If you want control over your products but also want affordability, you have to forgo convenience. People who move out of cities to raise their own chickens and grow their own food have complete control over what goes into their body and they control their food bills — but this is far from convenient. You can cheaply make your own clothes from nearly any fabric you choose, as people did for thousands of years, but you forfeit the convenience of buying off a rack. This combination requires the consumer to have both the skills and the desire to expend effort.
The problem I see today is people are convenience stacking. Instead of cooking, they get DoorDash, and the time saved is used to shop on Amazon, and the time saved from that is used to stream Netflix. They paid a premium for someone to prepare and deliver food without getting the benefits of cooking, then paid the prime premium for access and delivery without gaining any control, and backfilled that saved time with curated content they paid a monthly subscription for. Convenience for convenience's sake is a dangerous spiral. My razor is asking myself: "What will I do with the time I'm saving?"

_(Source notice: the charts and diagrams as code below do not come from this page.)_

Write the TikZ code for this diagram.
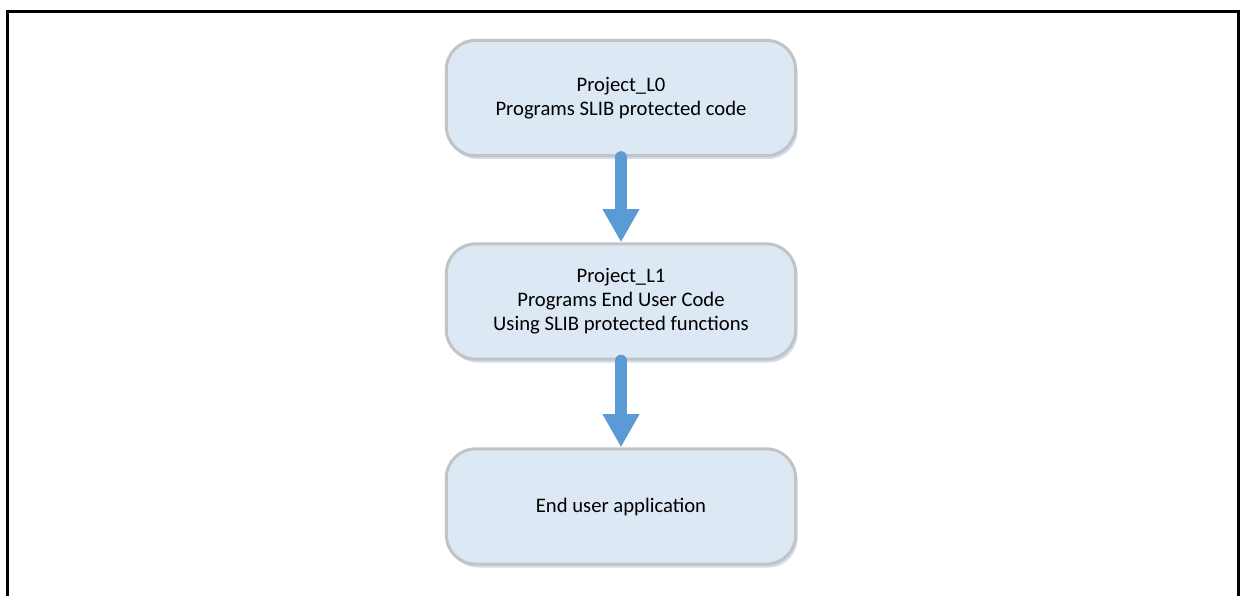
\documentclass[tikz,border=0pt]{standalone}
\usepackage{fontspec}
\setmainfont{Carlito}
\usetikzlibrary{arrows.meta,shadows}
\definecolor{boxfill}{HTML}{DDE8F5}
\definecolor{boxline}{HTML}{C3C3C3}
\definecolor{boxshadow}{HTML}{CFDEF1}
\definecolor{arrowblue}{HTML}{5B9BD5}
\tikzset{
  stepbox/.style={draw=boxline, line width=2.25pt, fill=boxfill,
    rounded corners=22pt, minimum width=262pt, minimum height=86.5pt,
    align=center, font=\fontsize{15.5pt}{18pt}\selectfont, text=black,
    drop shadow={shadow xshift=1.5pt, shadow yshift=-2.5pt, fill=boxshadow, opacity=1}},
  flowarrow/.style={draw=arrowblue, line width=9pt, line cap=round,
    -{Triangle[width=26pt,length=25pt]}, arrowblue},
  frameline/.style={draw=black, line width=2.25pt}
}
\begin{document}
\begin{tikzpicture}[x=0.75pt,y=-0.75pt]
\useasboundingbox (0,0) rectangle (1246,596);
\draw[frameline] (7.5,610) -- (7.5,11.5) -- (1238.5,11.5) -- (1238.5,610);
\node[stepbox] (b1) at (621,98) {Project\_L0\\Programs SLIB protected code};
\node[stepbox] (b2) at (621,301.5) {Project\_L1\\Programs End User Code\\Using SLIB protected functions};
\node[stepbox] (b3) at (621,506.5) {End user application};
\draw[flowarrow] (b1.south) -- (b2.north);
\draw[flowarrow] (b2.south) -- (b3.north);
\end{tikzpicture}
\end{document}
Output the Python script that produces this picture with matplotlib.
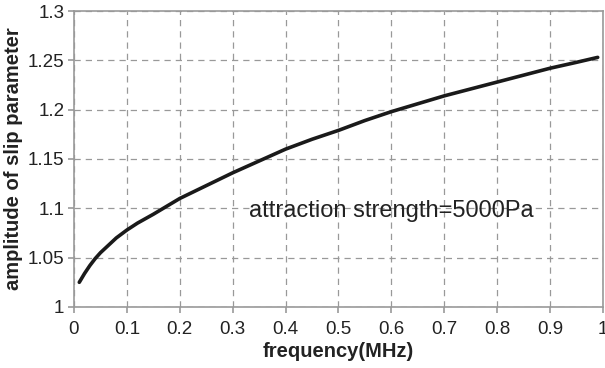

It seems like fewer and fewer people choose the affordability and control combination today — and there is a real danger in that. If we never choose to take control and always choose convenience, our skills will atrophy. If nobody has the skill to pursue affordability and control, there is no market pressure for corporations to offer real affordability. Worse, if this effortful third option disappears entirely, people are left choosing between control and convenience or convenience and affordability. Control and convenience is effectively a false choice if you don’t have the money to pay for it. So for the average person, only one option remains: convenience and affordability. But having a single choice is having no choice at all — and when you have no choice, industry is free to raise prices and reduce quality without consequence. We are starting to see this already with shrinkflation and subscription pay models.
The solution is to occasionally reject convenience in favor of effort. Don't allow your skills to atrophy, or you'll never be able to take the affordability and control option again. You'll be stuck accepting whatever the convenient affordable option is, and we’ll give up any power to change the incentive structures for big industries.
I am biased toward starting with food. It is the easiest convenience to cut back on, with some of the biggest intrinsic benefits when control is reclaimed. The act of cooking gives you the satisfaction of a skill, the knowledge of what you're putting in your body, and the kind of slow, intentional time that convenience stacking steals from you. If you are someone who can genuinely generate more value with the time cooking demands, then you can probably afford to make the convenience and control choice. But most of us can't — and most of us aren't using that saved time as wisely as we tell ourselves.